Когда Ломазов ушел, Норт отправился исследовать свою территорию во второй раз. Его сосед слева, старый кобель Чомбе, уже успокоился и замолчал. Когда Норт приблизился к решетке, разделяющей их загоны, Чомбе тоже подошел, и они молча, через решетку, обнюхались. Чомбе отошел первым, всем своим видом показывая, что он не против такого соседства.
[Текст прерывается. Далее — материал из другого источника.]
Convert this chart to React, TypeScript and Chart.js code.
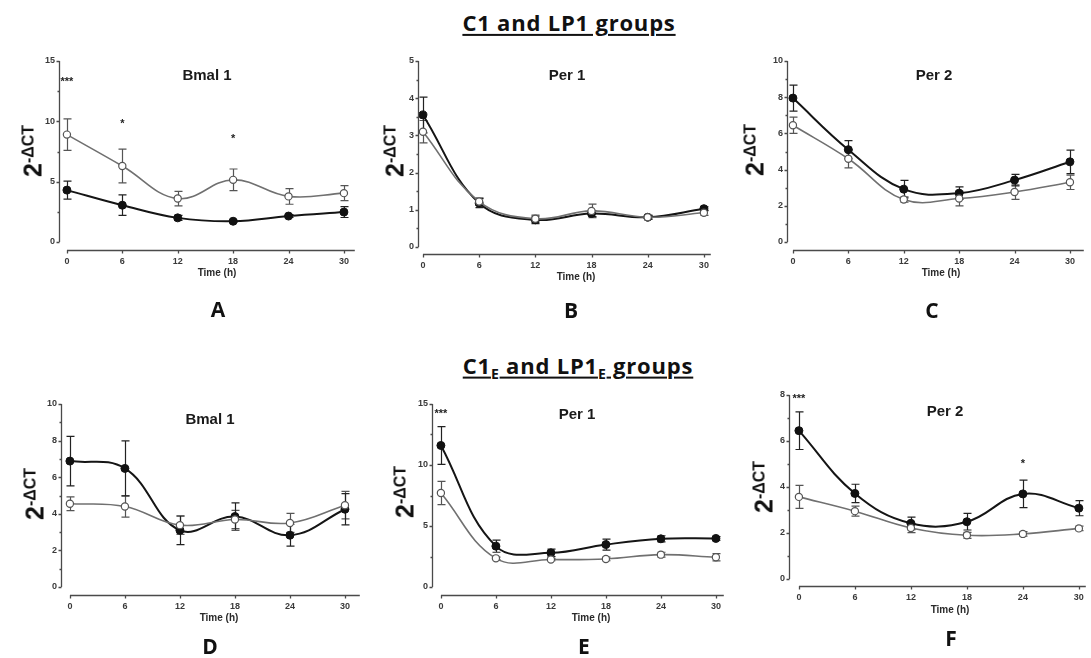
import React, { useEffect, useRef } from "react";
import { Chart, registerables } from "chart.js";

Chart.register(...registerables);

// ---------- shared axes ----------
const HOURS = [0, 6, 12, 18, 24, 30];
const X_TICKS = [0, 6, 12, 18, 24, 30];

// ---------- Panel A : Bmal 1 (C1 / LP1) ----------
const A_FILLED = [4.3, 3.05, 2.0, 1.72, 2.15, 2.48];
const A_FILLED_SEM = [0.75, 0.85, 0.2, 0.1, 0.12, 0.45];
const A_OPEN = [8.9, 6.3, 3.6, 5.15, 3.78, 4.05];
const A_OPEN_SEM = [1.3, 1.4, 0.6, 0.9, 0.65, 0.62];
const A_Y_TICKS = [0, 5, 10, 15];
const A_STARS = [
  { x: 0, y: 13.3, text: "***" },
  { x: 6, y: 9.8, text: "*" },
  { x: 18, y: 8.5, text: "*" },
];

// ---------- Panel B : Per 1 (C1 / LP1) ----------
const B_FILLED = [3.55, 1.18, 0.73, 0.9, 0.8, 1.03];
const B_FILLED_SEM = [0.48, 0.12, 0.1, 0.08, 0.05, 0.05];
const B_OPEN = [3.1, 1.22, 0.76, 0.97, 0.8, 0.92];
const B_OPEN_SEM = [0.3, 0.1, 0.1, 0.18, 0.05, 0.07];
const B_Y_TICKS = [0, 1, 2, 3, 4, 5];
const B_STARS: { x: number; y: number; text: string }[] = [];

// ---------- Panel C : Per 2 (C1 / LP1) ----------
const C_FILLED = [7.95, 5.1, 2.92, 2.7, 3.42, 4.43];
const C_FILLED_SEM = [0.72, 0.5, 0.48, 0.35, 0.32, 0.65];
const C_OPEN = [6.45, 4.6, 2.35, 2.4, 2.76, 3.3];
const C_OPEN_SEM = [0.45, 0.5, 0.15, 0.4, 0.4, 0.4];
const C_Y_TICKS = [0, 2, 4, 6, 8, 10];
const C_STARS: { x: number; y: number; text: string }[] = [];

// ---------- Panel D : Bmal 1 (C1E / LP1E) ----------
const D_FILLED = [6.88, 6.48, 3.1, 3.85, 2.83, 4.25];
const D_FILLED_SEM = [1.35, 1.5, 0.78, 0.75, 0.6, 0.85];
const D_OPEN = [4.55, 4.4, 3.38, 3.69, 3.5, 4.47];
const D_OPEN_SEM = [0.38, 0.58, 0.5, 0.5, 0.52, 0.75];
const D_Y_TICKS = [0, 2, 4, 6, 8, 10];
const D_STARS: { x: number; y: number; text: string }[] = [];

// ---------- Panel E : Per 1 (C1E / LP1E) ----------
const E_FILLED = [11.6, 3.35, 2.8, 3.48, 3.95, 3.98];
const E_FILLED_SEM = [1.55, 0.5, 0.3, 0.45, 0.25, 0.15];
const E_OPEN = [7.7, 2.35, 2.25, 2.3, 2.65, 2.44];
const E_OPEN_SEM = [0.95, 0.1, 0.1, 0.15, 0.2, 0.3];
const E_Y_TICKS = [0, 5, 10, 15];
const E_STARS = [{ x: 0, y: 14.2, text: "***" }];

// ---------- Panel F : Per 2 (C1E / LP1E) ----------
const F_FILLED = [6.45, 3.72, 2.42, 2.49, 3.7, 3.08];
const F_FILLED_SEM = [0.82, 0.4, 0.27, 0.36, 0.6, 0.33];
const F_OPEN = [3.57, 2.95, 2.22, 1.9, 1.96, 2.2];
const F_OPEN_SEM = [0.5, 0.22, 0.2, 0.13, 0.1, 0.1];
const F_Y_TICKS = [0, 2, 4, 6, 8];
const F_STARS = [
  { x: 0, y: 7.83, text: "***" },
  { x: 24, y: 5.0, text: "*" },
];

// ---------- layout (page pixels) ----------
type Geo = { L: number; x0: number; x30: number; R: number; T: number; y0: number; B: number };

const PANELS = [
  { id: "A", title: "Bmal 1", filled: A_FILLED, filledSem: A_FILLED_SEM, open: A_OPEN, openSem: A_OPEN_SEM, yTicks: A_Y_TICKS, stars: A_STARS,
    geo: { L: 59, x0: 67, x30: 347, R: 358, T: 61, y0: 242, B: 251 },
    titlePos: [207, 74], timePos: [217, 273], yTitlePos: [33, 151], letterPos: [218, 309] },
  { id: "B", title: "Per 1", filled: B_FILLED, filledSem: B_FILLED_SEM, open: B_OPEN, openSem: B_OPEN_SEM, yTicks: B_Y_TICKS, stars: B_STARS,
    geo: { L: 418, x0: 423, x30: 707, R: 714, T: 61, y0: 247, B: 255 },
    titlePos: [567, 74], timePos: [576, 277], yTitlePos: [395, 151], letterPos: [571, 310] },
  { id: "C", title: "Per 2", filled: C_FILLED, filledSem: C_FILLED_SEM, open: C_OPEN, openSem: C_OPEN_SEM, yTicks: C_Y_TICKS, stars: C_STARS,
    geo: { L: 787, x0: 793, x30: 1073, R: 1087, T: 61, y0: 242, B: 251 },
    titlePos: [934, 74], timePos: [941, 273], yTitlePos: [755, 150], letterPos: [932, 310] },
  { id: "D", title: "Bmal 1", filled: D_FILLED, filledSem: D_FILLED_SEM, open: D_OPEN, openSem: D_OPEN_SEM, yTicks: D_Y_TICKS, stars: D_STARS,
    geo: { L: 61, x0: 70, x30: 348, R: 363, T: 404, y0: 587, B: 596 },
    titlePos: [210, 418], timePos: [219, 618], yTitlePos: [35, 494], letterPos: [210, 646] },
  { id: "E", title: "Per 1", filled: E_FILLED, filledSem: E_FILLED_SEM, open: E_OPEN, openSem: E_OPEN_SEM, yTicks: E_Y_TICKS, stars: E_STARS,
    geo: { L: 432, x0: 441, x30: 719, R: 727, T: 404, y0: 587, B: 596 },
    titlePos: [577, 413], timePos: [591, 618], yTitlePos: [405, 492], letterPos: [584, 646] },
  { id: "F", title: "Per 2", filled: F_FILLED, filledSem: F_FILLED_SEM, open: F_OPEN, openSem: F_OPEN_SEM, yTicks: F_Y_TICKS, stars: F_STARS,
    geo: { L: 789, x0: 799, x30: 1082, R: 1089, T: 395, y0: 579, B: 587 },
    titlePos: [945, 410], timePos: [950, 610], yTitlePos: [764, 487], letterPos: [951, 638] },
];

const YW = 30; // y-scale box width
const XH = 22; // x-scale box height
const PT = 10; // top padding
const PR = 2; // right padding

const AXIS_COLOR = "#4a4a4a";
const TICK_FONT = { family: '"Liberation Sans", Arial, sans-serif', size: 9, weight: "bold" as const };
const HEAD_FONT = '"Open Sans", Lato, sans-serif';

const gpPlugin = {
  id: "gp",
  beforeDatasetsDraw(chart: any) {
    const { ctx, scales } = chart;
    const x = scales.x;
    const y = scales.y;
    chart.data.datasets.forEach((ds: any) => {
      const errs: number[] = ds.errors;
      if (!errs) return;
      ctx.save();
      ctx.strokeStyle = ds.errorColor;
      ctx.lineWidth = 1.2;
      ds.data.forEach((p: any, i: number) => {
        const px = Math.round(x.getPixelForValue(p.x)) + 0.5;
        const top = y.getPixelForValue(p.y + errs[i]);
        const bot = y.getPixelForValue(p.y - errs[i]);
        ctx.beginPath();
        ctx.moveTo(px, top);
        ctx.lineTo(px, bot);
        ctx.moveTo(px - 4, top);
        ctx.lineTo(px + 4, top);
        ctx.moveTo(px - 4, bot);
        ctx.lineTo(px + 4, bot);
        ctx.stroke();
      });
      ctx.restore();
    });
  },
  afterDraw(chart: any, _args: any, opts: any) {
    const { ctx, chartArea, scales } = chart;
    const x = scales.x;
    const y = scales.y;
    const yTicks: number[] = opts.yTicks || [];
    const yMax = yTicks[yTicks.length - 1];
    ctx.save();
    ctx.strokeStyle = AXIS_COLOR;
    ctx.lineWidth = 1.3;
    // y axis
    const lx = Math.round(chartArea.left) + 0.5;
    ctx.beginPath();
    ctx.moveTo(lx, y.getPixelForValue(0));
    ctx.lineTo(lx, y.getPixelForValue(yMax));
    yTicks.forEach((v: number) => {
      const py = Math.round(y.getPixelForValue(v)) + 0.5;
      ctx.moveTo(lx - 3, py);
      ctx.lineTo(lx, py);
    });
    for (let i = 0; i < yTicks.length - 1; i++) {
      const mid = (yTicks[i] + yTicks[i + 1]) / 2;
      const py = Math.round(y.getPixelForValue(mid)) + 0.5;
      ctx.moveTo(lx - 2, py);
      ctx.lineTo(lx, py);
    }
    ctx.stroke();
    // x axis
    const by = Math.round(chartArea.bottom) - 0.5;
    ctx.beginPath();
    ctx.moveTo(x.getPixelForValue(0), by);
    ctx.lineTo(chartArea.right, by);
    X_TICKS.forEach((v) => {
      const px = Math.round(x.getPixelForValue(v)) + 0.5;
      ctx.moveTo(px, by);
      ctx.lineTo(px, by + 3);
    });
    ctx.stroke();
    // significance marks
    ctx.fillStyle = "#222";
    ctx.font = 'bold 11px "Liberation Sans", Arial, sans-serif';
    ctx.textAlign = "center";
    ctx.textBaseline = "middle";
    (opts.stars || []).forEach((s: any) => {
      ctx.fillText(s.text, x.getPixelForValue(s.x), y.getPixelForValue(s.y));
    });
    ctx.restore();
  },
};

function Panel({ p }: { p: (typeof PANELS)[number] }) {
  const ref = useRef<HTMLCanvasElement | null>(null);
  const g: Geo = p.geo;
  const yMax = p.yTicks[p.yTicks.length - 1];
  const left = g.L - YW;
  const top = g.T - PT;
  const width = YW + (g.R - g.L) + PR;
  const height = PT + (g.B - g.T) + XH;

  useEffect(() => {
    if (!ref.current) return;
    const pxPerH = (g.x30 - g.x0) / 30;
    const xMin = -(g.x0 - g.L) / pxPerH;
    const xMax = 30 + (g.R - g.x30) / pxPerH;
    const pxPerU = (g.y0 - g.T) / yMax;
    const yMin = -(g.B - g.y0) / pxPerU;
    const chart = new Chart(ref.current, {
      type: "line",
      data: {
        datasets: [
          {
            data: HOURS.map((h, i) => ({ x: h, y: p.open[i] })),
            errors: p.openSem,
            errorColor: "#555",
            borderColor: "#707070",
            borderWidth: 1.6,
            tension: 0.4,
            pointRadius: 3.6,
            pointBackgroundColor: "#ffffff",
            pointBorderColor: "#555",
            pointBorderWidth: 1.2,
          } as any,
          {
            data: HOURS.map((h, i) => ({ x: h, y: p.filled[i] })),
            errors: p.filledSem,
            errorColor: "#222",
            borderColor: "#151515",
            borderWidth: 2,
            tension: 0.4,
            pointRadius: 4,
            pointBackgroundColor: "#111",
            pointBorderColor: "#111",
            pointBorderWidth: 1,
          } as any,
        ],
      },
      options: {
        animation: false,
        responsive: false,
        maintainAspectRatio: false,
        layout: { padding: { top: PT, right: PR, left: 0, bottom: 0 } },
        plugins: {
          legend: { display: false },
          tooltip: { enabled: false },
          gp: { yTicks: p.yTicks, stars: p.stars },
        } as any,
        scales: {
          x: {
            type: "linear",
            min: xMin,
            max: xMax,
            afterBuildTicks: (s: any) => {
              s.ticks = X_TICKS.map((v) => ({ value: v }));
            },
            afterFit: (s: any) => {
              s.height = XH;
            },
            grid: { display: false, drawTicks: false },
            border: { display: false },
            ticks: { font: TICK_FONT, color: "#3a3a3a", padding: 5, maxRotation: 0, autoSkip: false },
          },
          y: {
            type: "linear",
            min: yMin,
            max: yMax,
            afterBuildTicks: (s: any) => {
              s.ticks = p.yTicks.map((v) => ({ value: v }));
            },
            afterFit: (s: any) => {
              s.width = YW;
            },
            grid: { display: false, drawTicks: false },
            border: { display: false },
            ticks: { font: TICK_FONT, color: "#3a3a3a", padding: 4, autoSkip: false },
          },
        },
      },
      plugins: [gpPlugin],
    });
    return () => chart.destroy();
  }, []);

  const abs = (cx: number, cy: number, extra: React.CSSProperties = {}): React.CSSProperties => ({
    position: "absolute",
    left: cx,
    top: cy,
    transform: "translate(-50%, -50%)",
    whiteSpace: "nowrap",
    lineHeight: 1,
    ...extra,
  });

  return (
    <>
      <canvas
        ref={ref}
        width={width}
        height={height}
        style={{ position: "absolute", left, top, width, height }}
      />
      <div style={abs(p.titlePos[0], p.titlePos[1], { fontSize: 15, fontWeight: 700, color: "#1a1a1a" })}>{p.title}</div>
      <div style={abs(p.timePos[0], p.timePos[1], { fontSize: 10, fontWeight: 700, color: "#2a2a2a" })}>Time (h)</div>
      <div
        style={abs(p.yTitlePos[0], p.yTitlePos[1], {
          transform: "translate(-50%, -50%) rotate(-90deg)",
          fontWeight: 700,
          color: "#111",
        })}
      >
        <span style={{ fontSize: 25 }}>2</span>
        <span style={{ fontSize: 16, position: "relative", top: -8 }}>-ΔCT</span>
      </div>
      <div style={abs(p.letterPos[0], p.letterPos[1], { fontFamily: HEAD_FONT, fontSize: 21, fontWeight: 700, color: "#111" })}>
        {p.id}
      </div>
    </>
  );
}

export default function App() {
  const head: React.CSSProperties = {
    position: "absolute",
    transform: "translate(-50%, -50%)",
    whiteSpace: "nowrap",
    lineHeight: 1.1,
    fontFamily: HEAD_FONT,
    fontWeight: 700,
    fontSize: 22,
    color: "#111",
    textDecoration: "underline",
    textDecorationThickness: 2,
    textUnderlineOffset: 3,
    letterSpacing: 0.8,
  };
  return (
    <div
      style={{
        position: "absolute",
        left: 0,
        top: 0,
        width: 1091,
        height: 658,
        background: "#ffffff",
        overflow: "hidden",
        fontFamily: '"Liberation Sans", Arial, sans-serif',
      }}
    >
      <div style={{ ...head, left: 569, top: 22 }}>C1 and LP1 groups</div>
      <div style={{ ...head, left: 578, top: 367 }}>
        C1<sub style={{ fontSize: 14 }}>E</sub> and LP1<sub style={{ fontSize: 14 }}>E</sub> groups
      </div>
      {PANELS.map((p) => (
        <Panel key={p.id} p={p} />
      ))}
    </div>
  );
}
Соседом справа у Норта был молодой, темпераментный пес Казбек. Он не прекращал лаять с тех пор, как в загоне появился новичок. Когда Норт уже во втором обходе приблизился к его загону, Казбек в бешенстве бросался на решетку, сотрясая ее до основания. Норт спокойно дошел до конца перегородки и в знак презрения повернулся к Казбеку задом. Это привело Казбека в неистовство. Он даже упал от ярости, отброшенный спружинившей решеткой, взвизгнул от неожиданности, вывернулся всем молодым упругим телом и снова кинулся на решетку. И тут, уже уходя в будку, Норт издал свой ужасающий рык. Казбек отскочил от решетки, словно его ударили палкой по носу… В вольере наступила тишина.
В собачьем питомнике, а дальше в собачьей школе служебного собаководства Норт знал, что цель его существования — это как можно выше прыгать через препятствие, точнее брать след, ходить по бревну, задерживать «нарушителя» и выполнять еще множество команд и требований, чтобы заслужить похвалу и расположение хозяина (инструктора). Похвалы и расположения инструктора добивались все собаки, с которыми тот работал. Собаки не ревновали инструктора друг к другу, принимая за данность то, что у каждого инструктора (хозяина) много собак. Их соперничество выражалось только в желании заслужить большую любовь и внимание.
Между собой собаки в питомнике — и молодежь, и старожилы — не грызлись, чувствуя себя одной большой стаей во главе с вожаком — начальником питомника, а затем и школы, — и выделяя его по отношению к нему инструкторов.
На заставе Норт легко привыкал к новым проводникам. Других собак, а также всех остальных пограничников он считал членами своей новой стаи, во главе которой стоял начальник заставы, которого Норт сразу же выделил своим безошибочным чутьем.
По волнению, охватывавшему всю заставу, поднятую по тревоге, он понимал, что работа здесь, на севере, в холод, в дождь и снег настоящая в отличие от тренировочной, ненастоящей, в школе. Здесь, на заставе, поднятой по тревоге, пахло настоящим, скрываемым страхом смерти.
Природа наделила Норта, как и всех других собак, умением различать этот запах.
На заставе Норт знал, что смысл его существования — охрана своей стаи во главе с хозяином от чужой, имеющей чужой, ненавистный запах смерти. И он даже не ждал за это никакого поощрения. Он просто не мог жить для другого.